> _Dataset rows_
··········

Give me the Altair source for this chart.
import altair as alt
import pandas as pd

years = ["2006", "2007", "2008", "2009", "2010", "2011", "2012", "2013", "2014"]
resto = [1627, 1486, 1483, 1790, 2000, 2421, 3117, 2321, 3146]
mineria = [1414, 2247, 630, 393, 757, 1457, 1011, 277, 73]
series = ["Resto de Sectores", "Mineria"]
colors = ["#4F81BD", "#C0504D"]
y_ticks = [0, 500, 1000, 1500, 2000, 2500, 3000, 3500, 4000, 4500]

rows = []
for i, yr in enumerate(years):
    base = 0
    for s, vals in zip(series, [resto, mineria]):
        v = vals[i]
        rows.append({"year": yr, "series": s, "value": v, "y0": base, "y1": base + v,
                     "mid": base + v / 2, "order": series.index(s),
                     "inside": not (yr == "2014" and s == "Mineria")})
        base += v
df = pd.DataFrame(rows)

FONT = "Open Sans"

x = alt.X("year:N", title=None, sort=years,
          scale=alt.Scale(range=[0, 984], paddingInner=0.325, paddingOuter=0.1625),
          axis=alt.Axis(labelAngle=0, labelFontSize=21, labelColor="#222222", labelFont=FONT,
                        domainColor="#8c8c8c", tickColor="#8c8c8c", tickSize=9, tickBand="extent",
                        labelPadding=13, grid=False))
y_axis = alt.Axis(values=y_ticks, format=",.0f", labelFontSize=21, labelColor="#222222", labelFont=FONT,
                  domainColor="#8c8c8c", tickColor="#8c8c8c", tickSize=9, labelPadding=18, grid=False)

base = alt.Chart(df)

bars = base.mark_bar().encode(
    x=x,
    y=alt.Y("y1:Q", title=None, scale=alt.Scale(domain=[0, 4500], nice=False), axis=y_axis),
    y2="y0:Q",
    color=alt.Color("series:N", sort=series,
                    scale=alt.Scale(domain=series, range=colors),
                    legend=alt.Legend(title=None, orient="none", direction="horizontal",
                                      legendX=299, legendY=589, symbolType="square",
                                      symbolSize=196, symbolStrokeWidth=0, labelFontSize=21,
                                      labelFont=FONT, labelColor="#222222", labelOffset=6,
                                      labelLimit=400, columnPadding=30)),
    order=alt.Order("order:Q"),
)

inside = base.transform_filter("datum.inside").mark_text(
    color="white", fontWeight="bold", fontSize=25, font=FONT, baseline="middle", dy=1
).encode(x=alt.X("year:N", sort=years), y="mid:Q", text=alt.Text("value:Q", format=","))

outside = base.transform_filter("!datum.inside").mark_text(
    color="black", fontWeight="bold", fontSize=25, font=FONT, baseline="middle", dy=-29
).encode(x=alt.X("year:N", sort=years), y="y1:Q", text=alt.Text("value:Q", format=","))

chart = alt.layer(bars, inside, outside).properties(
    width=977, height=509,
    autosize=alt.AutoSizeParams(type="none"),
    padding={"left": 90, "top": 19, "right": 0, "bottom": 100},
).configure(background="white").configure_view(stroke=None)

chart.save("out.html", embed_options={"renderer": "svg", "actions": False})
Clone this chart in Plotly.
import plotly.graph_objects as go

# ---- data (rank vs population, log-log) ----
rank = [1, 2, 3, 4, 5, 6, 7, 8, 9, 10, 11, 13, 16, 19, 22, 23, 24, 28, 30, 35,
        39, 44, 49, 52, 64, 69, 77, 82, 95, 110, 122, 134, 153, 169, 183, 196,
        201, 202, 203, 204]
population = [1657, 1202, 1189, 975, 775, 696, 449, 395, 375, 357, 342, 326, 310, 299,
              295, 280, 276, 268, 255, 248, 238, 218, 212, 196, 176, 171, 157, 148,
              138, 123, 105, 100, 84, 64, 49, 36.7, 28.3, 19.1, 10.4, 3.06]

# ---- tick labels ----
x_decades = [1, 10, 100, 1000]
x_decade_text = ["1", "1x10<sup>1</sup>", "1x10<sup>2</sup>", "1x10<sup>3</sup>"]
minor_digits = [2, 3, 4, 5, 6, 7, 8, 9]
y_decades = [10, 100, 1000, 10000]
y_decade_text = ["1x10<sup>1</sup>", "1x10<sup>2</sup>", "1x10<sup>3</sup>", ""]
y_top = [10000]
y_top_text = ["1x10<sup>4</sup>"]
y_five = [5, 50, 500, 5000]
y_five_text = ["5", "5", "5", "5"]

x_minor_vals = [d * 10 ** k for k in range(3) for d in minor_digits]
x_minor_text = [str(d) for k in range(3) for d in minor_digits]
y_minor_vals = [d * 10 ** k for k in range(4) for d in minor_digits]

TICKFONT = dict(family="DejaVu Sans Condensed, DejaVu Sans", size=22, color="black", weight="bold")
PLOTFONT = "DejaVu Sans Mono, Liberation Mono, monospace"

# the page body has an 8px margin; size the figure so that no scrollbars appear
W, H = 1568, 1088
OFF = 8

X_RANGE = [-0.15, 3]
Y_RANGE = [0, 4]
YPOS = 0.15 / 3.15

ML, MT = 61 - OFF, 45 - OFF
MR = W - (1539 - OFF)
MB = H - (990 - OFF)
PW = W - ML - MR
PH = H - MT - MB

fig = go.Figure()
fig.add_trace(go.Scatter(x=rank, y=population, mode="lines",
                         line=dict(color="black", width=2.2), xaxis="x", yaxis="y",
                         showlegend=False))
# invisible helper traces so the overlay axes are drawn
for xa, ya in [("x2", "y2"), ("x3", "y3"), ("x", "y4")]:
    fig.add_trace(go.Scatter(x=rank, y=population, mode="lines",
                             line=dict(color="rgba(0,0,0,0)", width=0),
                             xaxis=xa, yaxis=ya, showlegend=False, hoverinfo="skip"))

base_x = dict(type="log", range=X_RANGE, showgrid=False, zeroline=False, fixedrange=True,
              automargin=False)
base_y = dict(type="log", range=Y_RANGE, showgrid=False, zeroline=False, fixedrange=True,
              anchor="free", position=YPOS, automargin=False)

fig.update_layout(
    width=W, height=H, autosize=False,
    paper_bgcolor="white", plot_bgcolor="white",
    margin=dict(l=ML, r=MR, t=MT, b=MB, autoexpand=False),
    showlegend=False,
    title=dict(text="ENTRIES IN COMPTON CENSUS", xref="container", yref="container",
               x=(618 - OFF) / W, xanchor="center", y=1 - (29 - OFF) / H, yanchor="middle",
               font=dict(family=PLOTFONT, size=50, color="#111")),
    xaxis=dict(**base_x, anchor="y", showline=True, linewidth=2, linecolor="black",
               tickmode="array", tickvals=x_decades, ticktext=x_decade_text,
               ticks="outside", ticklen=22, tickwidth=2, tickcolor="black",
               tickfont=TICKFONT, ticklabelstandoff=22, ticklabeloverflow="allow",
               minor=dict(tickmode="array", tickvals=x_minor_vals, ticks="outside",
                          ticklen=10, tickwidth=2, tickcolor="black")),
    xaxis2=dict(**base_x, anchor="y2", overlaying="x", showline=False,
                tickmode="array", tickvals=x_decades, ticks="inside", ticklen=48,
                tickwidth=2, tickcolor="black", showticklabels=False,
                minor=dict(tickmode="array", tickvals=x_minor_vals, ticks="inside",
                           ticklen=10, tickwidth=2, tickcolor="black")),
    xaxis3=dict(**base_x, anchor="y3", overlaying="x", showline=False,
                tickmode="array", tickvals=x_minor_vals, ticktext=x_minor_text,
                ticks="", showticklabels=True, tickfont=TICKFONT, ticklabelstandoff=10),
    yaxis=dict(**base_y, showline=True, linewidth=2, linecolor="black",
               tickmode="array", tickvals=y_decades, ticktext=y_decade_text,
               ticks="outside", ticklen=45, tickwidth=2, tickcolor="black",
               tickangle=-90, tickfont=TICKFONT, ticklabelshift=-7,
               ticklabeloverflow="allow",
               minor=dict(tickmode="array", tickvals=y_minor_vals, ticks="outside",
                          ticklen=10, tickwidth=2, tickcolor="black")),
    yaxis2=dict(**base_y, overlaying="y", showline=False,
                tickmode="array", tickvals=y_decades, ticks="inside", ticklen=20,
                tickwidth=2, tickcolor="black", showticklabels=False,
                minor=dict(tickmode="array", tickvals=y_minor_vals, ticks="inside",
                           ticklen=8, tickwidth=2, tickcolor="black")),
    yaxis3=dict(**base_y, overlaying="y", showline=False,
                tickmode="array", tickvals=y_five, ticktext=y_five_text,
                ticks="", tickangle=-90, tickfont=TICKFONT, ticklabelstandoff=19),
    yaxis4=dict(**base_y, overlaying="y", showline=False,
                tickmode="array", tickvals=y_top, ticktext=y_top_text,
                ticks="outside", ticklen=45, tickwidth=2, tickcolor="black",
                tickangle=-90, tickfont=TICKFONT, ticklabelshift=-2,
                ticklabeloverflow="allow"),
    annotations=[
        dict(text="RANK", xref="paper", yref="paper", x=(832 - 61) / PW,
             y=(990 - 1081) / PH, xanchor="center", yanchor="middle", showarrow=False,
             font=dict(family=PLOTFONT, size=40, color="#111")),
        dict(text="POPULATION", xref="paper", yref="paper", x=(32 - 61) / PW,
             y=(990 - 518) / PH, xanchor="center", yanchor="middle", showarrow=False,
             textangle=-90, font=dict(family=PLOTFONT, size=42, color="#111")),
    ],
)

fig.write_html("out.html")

··········

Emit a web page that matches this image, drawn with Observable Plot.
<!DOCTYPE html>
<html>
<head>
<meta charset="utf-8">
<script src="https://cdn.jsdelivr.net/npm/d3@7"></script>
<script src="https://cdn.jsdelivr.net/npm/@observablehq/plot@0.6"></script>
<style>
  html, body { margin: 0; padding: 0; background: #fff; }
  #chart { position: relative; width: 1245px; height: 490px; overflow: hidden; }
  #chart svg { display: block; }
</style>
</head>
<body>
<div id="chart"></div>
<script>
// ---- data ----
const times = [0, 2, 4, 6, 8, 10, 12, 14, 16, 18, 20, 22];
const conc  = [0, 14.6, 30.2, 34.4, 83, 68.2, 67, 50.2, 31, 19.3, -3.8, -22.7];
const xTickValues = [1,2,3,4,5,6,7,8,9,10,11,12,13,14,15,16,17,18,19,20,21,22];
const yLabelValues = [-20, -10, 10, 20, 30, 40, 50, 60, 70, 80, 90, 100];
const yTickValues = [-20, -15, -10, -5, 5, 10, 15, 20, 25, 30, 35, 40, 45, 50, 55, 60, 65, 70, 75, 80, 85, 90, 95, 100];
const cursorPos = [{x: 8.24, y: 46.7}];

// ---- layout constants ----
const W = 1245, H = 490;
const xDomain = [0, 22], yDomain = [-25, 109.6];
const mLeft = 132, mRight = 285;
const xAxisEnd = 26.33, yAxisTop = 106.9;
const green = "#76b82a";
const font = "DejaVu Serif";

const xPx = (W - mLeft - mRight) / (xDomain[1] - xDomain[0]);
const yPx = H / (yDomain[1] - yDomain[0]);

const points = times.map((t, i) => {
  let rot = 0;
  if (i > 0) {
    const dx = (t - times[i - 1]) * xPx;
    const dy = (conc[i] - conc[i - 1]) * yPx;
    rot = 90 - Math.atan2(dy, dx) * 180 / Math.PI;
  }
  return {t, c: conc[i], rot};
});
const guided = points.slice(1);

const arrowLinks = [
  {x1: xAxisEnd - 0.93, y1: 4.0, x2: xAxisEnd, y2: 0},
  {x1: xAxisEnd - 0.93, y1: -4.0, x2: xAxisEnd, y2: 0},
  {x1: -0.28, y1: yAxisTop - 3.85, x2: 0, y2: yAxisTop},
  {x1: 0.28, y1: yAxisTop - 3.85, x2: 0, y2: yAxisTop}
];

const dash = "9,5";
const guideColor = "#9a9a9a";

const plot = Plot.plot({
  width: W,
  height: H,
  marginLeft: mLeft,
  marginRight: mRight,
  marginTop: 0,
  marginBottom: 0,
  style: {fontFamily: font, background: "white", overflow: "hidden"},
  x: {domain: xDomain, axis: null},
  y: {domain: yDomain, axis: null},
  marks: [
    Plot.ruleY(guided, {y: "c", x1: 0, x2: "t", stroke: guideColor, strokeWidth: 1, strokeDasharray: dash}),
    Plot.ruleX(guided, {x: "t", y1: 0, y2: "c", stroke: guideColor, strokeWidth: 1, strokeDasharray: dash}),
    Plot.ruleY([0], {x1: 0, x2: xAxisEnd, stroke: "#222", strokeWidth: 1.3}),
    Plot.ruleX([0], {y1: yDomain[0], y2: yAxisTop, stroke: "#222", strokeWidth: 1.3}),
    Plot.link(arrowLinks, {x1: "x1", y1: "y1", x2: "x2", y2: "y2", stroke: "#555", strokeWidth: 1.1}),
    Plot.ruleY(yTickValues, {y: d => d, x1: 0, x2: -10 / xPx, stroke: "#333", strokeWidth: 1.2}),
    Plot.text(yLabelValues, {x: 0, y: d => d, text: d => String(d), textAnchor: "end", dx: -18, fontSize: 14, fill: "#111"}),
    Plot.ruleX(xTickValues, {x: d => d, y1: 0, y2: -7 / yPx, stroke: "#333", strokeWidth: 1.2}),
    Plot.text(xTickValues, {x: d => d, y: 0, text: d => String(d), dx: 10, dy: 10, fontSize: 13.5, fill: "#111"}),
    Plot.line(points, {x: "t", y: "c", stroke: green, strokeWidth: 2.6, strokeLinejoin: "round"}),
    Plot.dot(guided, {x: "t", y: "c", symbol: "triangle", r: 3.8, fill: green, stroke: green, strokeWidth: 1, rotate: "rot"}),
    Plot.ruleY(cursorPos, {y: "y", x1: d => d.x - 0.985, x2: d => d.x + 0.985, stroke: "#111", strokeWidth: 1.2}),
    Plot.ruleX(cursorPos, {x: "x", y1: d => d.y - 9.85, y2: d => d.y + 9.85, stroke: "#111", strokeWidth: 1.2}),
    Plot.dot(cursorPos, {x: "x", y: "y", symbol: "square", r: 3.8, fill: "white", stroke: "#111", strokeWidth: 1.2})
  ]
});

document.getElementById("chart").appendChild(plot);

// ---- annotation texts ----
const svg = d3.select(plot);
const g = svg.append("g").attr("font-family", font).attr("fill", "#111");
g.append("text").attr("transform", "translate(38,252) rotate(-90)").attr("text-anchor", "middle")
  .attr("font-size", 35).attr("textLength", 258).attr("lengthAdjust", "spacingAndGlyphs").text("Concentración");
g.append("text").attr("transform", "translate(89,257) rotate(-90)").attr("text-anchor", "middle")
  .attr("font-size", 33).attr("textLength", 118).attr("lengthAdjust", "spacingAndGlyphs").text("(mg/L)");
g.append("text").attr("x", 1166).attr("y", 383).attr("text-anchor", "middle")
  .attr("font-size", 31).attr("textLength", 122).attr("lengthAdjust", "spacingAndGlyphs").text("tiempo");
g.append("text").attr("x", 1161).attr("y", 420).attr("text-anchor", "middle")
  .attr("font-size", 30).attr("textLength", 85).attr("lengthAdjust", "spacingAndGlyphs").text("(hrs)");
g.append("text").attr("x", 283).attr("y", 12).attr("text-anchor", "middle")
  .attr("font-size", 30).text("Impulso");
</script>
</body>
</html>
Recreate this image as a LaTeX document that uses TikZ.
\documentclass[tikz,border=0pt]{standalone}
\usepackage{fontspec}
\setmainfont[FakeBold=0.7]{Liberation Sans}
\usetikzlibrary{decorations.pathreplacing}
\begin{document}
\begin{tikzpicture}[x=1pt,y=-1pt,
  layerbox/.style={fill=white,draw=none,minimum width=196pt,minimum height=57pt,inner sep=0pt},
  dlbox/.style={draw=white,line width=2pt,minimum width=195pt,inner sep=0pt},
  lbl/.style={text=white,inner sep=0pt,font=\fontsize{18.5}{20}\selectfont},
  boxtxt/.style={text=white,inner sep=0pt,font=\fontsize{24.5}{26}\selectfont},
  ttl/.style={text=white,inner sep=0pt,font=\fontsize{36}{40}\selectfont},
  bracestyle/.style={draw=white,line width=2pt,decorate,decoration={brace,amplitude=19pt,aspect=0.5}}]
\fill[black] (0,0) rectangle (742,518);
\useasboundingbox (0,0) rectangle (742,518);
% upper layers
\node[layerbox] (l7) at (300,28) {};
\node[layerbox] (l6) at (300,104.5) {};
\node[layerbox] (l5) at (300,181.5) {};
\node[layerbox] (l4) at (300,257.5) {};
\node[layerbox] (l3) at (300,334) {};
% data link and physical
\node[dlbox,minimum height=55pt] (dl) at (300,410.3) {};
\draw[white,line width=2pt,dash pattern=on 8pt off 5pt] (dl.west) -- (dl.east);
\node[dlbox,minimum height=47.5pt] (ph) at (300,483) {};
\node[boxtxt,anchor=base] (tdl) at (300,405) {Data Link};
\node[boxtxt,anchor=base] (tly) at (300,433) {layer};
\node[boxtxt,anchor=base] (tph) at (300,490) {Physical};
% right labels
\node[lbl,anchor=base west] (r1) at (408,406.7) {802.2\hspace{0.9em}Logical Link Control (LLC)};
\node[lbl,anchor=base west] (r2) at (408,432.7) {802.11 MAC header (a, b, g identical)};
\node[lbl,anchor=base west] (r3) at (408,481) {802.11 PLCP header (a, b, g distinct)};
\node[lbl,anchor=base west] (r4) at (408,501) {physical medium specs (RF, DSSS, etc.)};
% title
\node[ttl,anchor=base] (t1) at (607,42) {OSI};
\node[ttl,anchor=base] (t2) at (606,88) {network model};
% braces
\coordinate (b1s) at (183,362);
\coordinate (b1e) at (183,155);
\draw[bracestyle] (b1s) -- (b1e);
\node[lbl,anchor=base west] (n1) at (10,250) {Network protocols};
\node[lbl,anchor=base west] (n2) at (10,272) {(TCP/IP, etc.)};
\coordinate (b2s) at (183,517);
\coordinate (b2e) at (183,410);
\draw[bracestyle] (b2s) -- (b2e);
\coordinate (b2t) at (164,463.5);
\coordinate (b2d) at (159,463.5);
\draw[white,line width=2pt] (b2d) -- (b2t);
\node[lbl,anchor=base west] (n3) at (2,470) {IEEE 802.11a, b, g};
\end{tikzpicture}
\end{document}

··········

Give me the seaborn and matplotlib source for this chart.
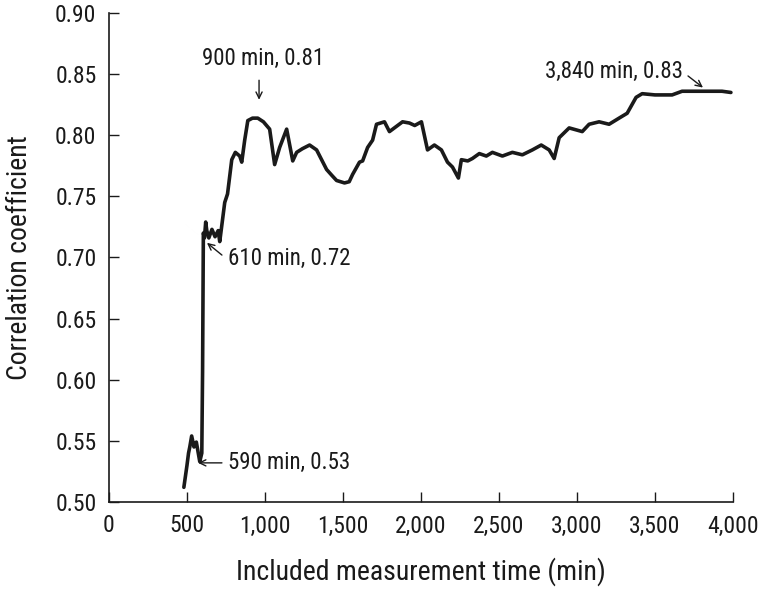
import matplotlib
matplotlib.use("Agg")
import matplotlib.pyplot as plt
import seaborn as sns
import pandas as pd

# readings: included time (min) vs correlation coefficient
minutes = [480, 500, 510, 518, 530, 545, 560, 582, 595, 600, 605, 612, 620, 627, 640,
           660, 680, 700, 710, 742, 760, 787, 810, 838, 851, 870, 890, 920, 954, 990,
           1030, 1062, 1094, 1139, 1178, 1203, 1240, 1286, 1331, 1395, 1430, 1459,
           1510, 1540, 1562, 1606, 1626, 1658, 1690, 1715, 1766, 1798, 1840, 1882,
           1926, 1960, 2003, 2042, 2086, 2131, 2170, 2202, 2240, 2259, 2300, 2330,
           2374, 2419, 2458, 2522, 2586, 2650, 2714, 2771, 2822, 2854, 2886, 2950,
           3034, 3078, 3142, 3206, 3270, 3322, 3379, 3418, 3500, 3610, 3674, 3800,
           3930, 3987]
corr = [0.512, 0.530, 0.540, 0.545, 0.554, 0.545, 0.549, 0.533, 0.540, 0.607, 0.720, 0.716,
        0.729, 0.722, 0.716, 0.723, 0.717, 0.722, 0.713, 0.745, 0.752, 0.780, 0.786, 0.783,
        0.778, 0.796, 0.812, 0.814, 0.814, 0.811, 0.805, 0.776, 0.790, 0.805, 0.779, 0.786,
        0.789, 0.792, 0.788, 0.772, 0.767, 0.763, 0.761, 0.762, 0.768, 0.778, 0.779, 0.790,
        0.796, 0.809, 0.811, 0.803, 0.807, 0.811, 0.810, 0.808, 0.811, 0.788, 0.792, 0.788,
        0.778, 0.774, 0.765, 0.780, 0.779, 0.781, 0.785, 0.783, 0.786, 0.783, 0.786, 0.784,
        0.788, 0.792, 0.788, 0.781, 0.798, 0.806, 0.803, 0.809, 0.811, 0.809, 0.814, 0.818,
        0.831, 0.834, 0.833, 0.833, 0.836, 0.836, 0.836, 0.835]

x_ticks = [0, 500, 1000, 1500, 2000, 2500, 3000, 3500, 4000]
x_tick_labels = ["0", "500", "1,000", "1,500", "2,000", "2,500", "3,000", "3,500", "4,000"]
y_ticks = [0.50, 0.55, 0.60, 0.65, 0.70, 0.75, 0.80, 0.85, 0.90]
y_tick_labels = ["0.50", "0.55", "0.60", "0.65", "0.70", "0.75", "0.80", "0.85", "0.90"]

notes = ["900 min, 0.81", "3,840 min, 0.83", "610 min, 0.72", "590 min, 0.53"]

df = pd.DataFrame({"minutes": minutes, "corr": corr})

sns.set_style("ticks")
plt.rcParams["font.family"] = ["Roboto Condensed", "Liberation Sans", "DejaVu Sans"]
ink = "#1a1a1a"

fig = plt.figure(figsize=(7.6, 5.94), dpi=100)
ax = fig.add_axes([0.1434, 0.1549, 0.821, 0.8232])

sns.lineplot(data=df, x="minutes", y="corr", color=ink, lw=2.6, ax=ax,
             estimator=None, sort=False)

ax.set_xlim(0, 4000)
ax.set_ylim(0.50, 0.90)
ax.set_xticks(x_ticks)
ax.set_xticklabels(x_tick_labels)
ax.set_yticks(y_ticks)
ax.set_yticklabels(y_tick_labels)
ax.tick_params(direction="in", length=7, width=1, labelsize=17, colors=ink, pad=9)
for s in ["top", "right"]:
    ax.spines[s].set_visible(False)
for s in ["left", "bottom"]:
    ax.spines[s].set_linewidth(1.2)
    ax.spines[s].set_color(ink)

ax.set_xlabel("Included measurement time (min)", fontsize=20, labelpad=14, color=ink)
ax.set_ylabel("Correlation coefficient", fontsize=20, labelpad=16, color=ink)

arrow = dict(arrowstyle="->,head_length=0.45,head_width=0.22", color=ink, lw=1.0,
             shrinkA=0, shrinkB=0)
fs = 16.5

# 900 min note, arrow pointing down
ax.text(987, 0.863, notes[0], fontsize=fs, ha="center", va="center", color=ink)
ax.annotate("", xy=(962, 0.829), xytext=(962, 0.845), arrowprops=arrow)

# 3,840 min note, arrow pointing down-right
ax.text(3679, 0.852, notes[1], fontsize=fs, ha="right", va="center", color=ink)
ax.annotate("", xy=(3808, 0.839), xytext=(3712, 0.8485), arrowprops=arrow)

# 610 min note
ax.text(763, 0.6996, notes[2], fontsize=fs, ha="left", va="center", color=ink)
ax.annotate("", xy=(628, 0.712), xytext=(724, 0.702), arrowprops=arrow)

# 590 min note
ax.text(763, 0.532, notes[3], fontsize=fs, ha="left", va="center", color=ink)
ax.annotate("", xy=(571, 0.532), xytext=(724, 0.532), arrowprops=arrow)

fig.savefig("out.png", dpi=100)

··········

Write out, exactly as they stand, the lines from the one containing "Give me the Altair source for this chart." through the one containing "base = alt.Chart(df)", both ends included.

> _Exercise result_
Give me the Altair source for this chart.
import altair as alt
import pandas as pd

years = ["2006", "2007", "2008", "2009", "2010", "2011", "2012", "2013", "2014"]
resto = [1627, 1486, 1483, 1790, 2000, 2421, 3117, 2321, 3146]
mineria = [1414, 2247, 630, 393, 757, 1457, 1011, 277, 73]
series = ["Resto de Sectores", "Mineria"]
colors = ["#4F81BD", "#C0504D"]
y_ticks = [0, 500, 1000, 1500, 2000, 2500, 3000, 3500, 4000, 4500]

rows = []
for i, yr in enumerate(years):
    base = 0
    for s, vals in zip(series, [resto, mineria]):
        v = vals[i]
        rows.append({"year": yr, "series": s, "value": v, "y0": base, "y1": base + v,
                     "mid": base + v / 2, "order": series.index(s),
                     "inside": not (yr == "2014" and s == "Mineria")})
        base += v
df = pd.DataFrame(rows)

FONT = "Open Sans"

x = alt.X("year:N", title=None, sort=years,
          scale=alt.Scale(range=[0, 984], paddingInner=0.325, paddingOuter=0.1625),
          axis=alt.Axis(labelAngle=0, labelFontSize=21, labelColor="#222222", labelFont=FONT,
                        domainColor="#8c8c8c", tickColor="#8c8c8c", tickSize=9, tickBand="extent",
                        labelPadding=13, grid=False))
y_axis = alt.Axis(values=y_ticks, format=",.0f", labelFontSize=21, labelColor="#222222", labelFont=FONT,
                  domainColor="#8c8c8c", tickColor="#8c8c8c", tickSize=9, labelPadding=18, grid=False)

base = alt.Chart(df)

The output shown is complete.